Home | About | Sematext search-lucene.com search-hadoop.com
 Search Hadoop and all its subprojects:

Switch to Threaded View
Pig >> mail # user >> Renormalisation of Cassandra CQL maps


Copy link to this message
-
Renormalisation of Cassandra CQL maps
Hi all,

I've sent this mail to cassandra user's list with no luck, so maybe Pig
user list will be a better place.

I am solving a issue with Pig integration with Cassandra using CqlLoader. I
don't know exactly if the problem is in CqlLoader, my low understanding of
Pig (I hope this is actually the case) or some bug in the combination of
Pig and CqlLoader.

I have a table using cql maps:

CREATE TABLE test (
  name text PRIMARY KEY,
  sources map<text, text>
)

I need to denormalise the map in order to perform some sanitary checks on
the rest of the DB (outer join using values from the map with another
tables in Cassandra keyspace). I want to create triples containing table
key, map key and map value for further joining. The size of the map is
anything between null and tens of records. The table test itself is pretty
small.

This is what I do:

grunt> data = LOAD 'cql://keyspace/test' USING CqlStorage();
grunt> describe data;
data: {name: chararray,sources: ()}
grunt> data1 = filter data by sources is not null;
grunt> dump data1;
(name1,((k1,s1),(k2,s2)))
grunt> data2 = foreach data1 generate name, flatten(sources);
grunt> dump data2;
(name1,(k1,s1),(k2,s2))
grunt> describe data2;
Schema for data2 unknown.
grunt> data3 = FOREACH data2 generate $0 as name, FLATTEN(TOBAG($1..$100));
// I know there will be max tens of records in the map
grunt> dump data3;
(name1,k1,s1)
(name1,k2,s2)
(name1,)
(name1,)
... 95 more lines here ...
grunt> data4 = FILTER data3 BY $1 IS NOT null;
grunt> dump data4;
(name1,k1,s1)
(name1,k2,s2)
grunt> describe data4;
data4: {name: bytearray,bytearray}
grunt> data5 = foreach data4 generate $0, $1;
grunt> dump data5;
(name1,k1)
(name1,k2)
grunt> p = foreach data4 generate $0, $2;
Details at logfile: /..../pig_xxx.log
>From the log file:
Pig Stack Trace
---------------
ERROR 1000:
<line 28, column 33> Out of bound access.

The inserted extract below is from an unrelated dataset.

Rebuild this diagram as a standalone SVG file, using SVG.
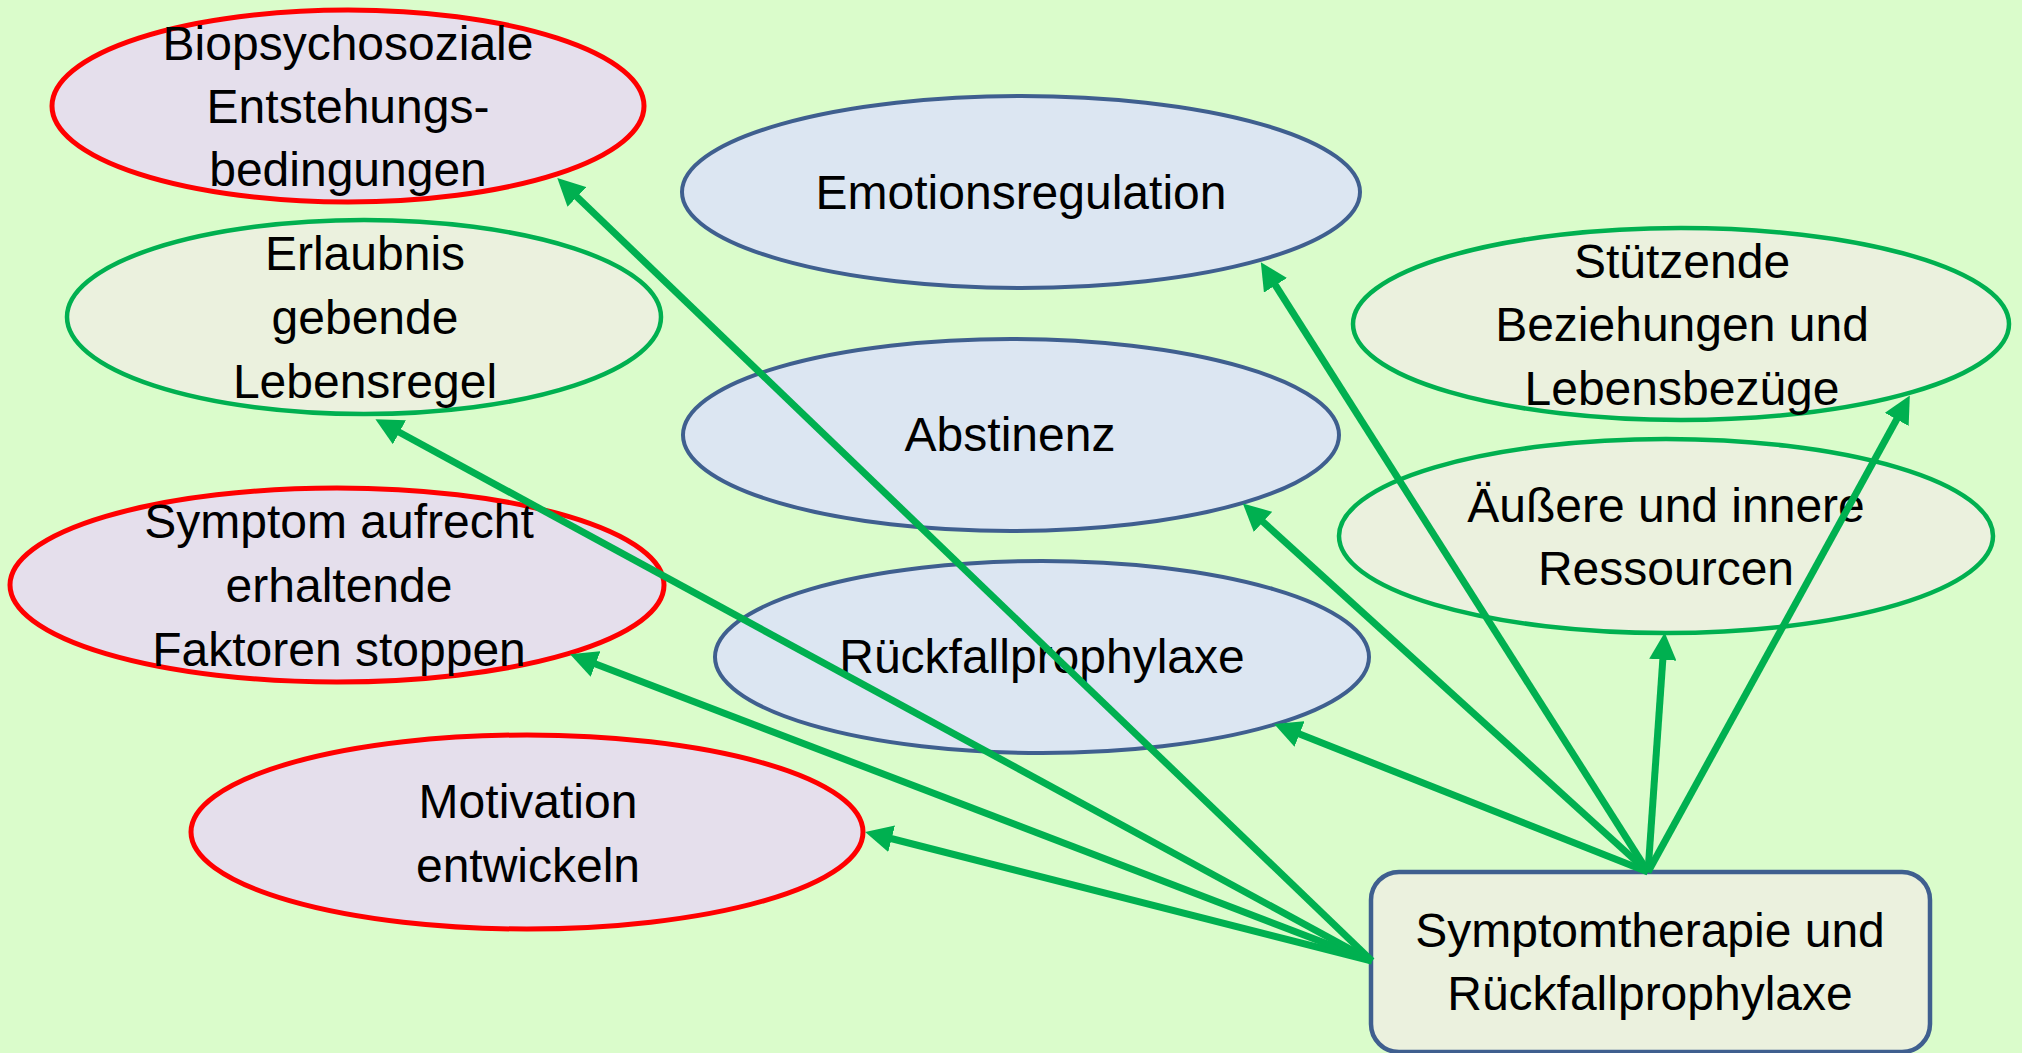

Trying to access non-existent
column: 2. Schema name:bytearray,:bytearray has 2 column(s).

org.apache.pig.impl.plan.PlanValidationException: ERROR 1000:
<line 28, column 33> Out of bound access. Trying to access non-existent
column: 2. Schema name:bytearray,:bytearray has 2 column(s).
at
org.apache.pig.newplan.logical.expression.ProjectExpression.findColNum(ProjectExpression.java:197)
at
org.apache.pig.newplan.logical.expression.ProjectExpression.setColumnNumberFromAlias(ProjectExpression.java:174)

Considering the schema - no surprise. What is strange is the fact I see the
map values in dump (see dump data4), but I have no way to get them using
pig latin.

I tried to simulate the situation using PigStorage loader. This is the best
I got (not exactly the same, but roughly):

grunt> data = load 'test.csv' using PigStorage(',');
grunt> dump data;
(key1,mk1,mv1,mk2,mv2)
(key2)
(key3,mk1,mv3,mk2,mv4)
grunt> data1 = foreach data generate $0, TOTUPLE($1, $2), TOTUPLE($3, $4);
grunt> dump data1;
(key1,(mk1,mv1),(mk2,mv2))
(key2,(,),(,))
(key3,(mk1,mv3),(mk2,mv4))
grunt> data2 = FOREACH data1 generate $0 as name, FLATTEN(TOBAG($1..$2));
grunt> dump data2;
(key1,mk1,mv1)
(key1,mk2,mv2)
(key2,,)
(key2,,)
(key3,mk1,mv3)
(key3,mk2,mv4)
grunt> describe data2;
data2: {name: bytearray,bytearray,bytearray}

Which is exactly what I need. The only problem is this simulation doesn't
allow me to specify the arbitrary high value in the FLATTEN(TOBAG()) call -
I need to know in advance what is the size of the row.

Questions:

- Is this the correct way to renormalise the data? (I am a pig newbie).
- Couln't there be a problem with internal data representation returned
from CqlStorage? See the difference between data loaded from file and these
loaded from Cassandra.

Versions: Cassandra 1.2.11, Pig 0.12.

Thanks in advance,

Ondrej Cernos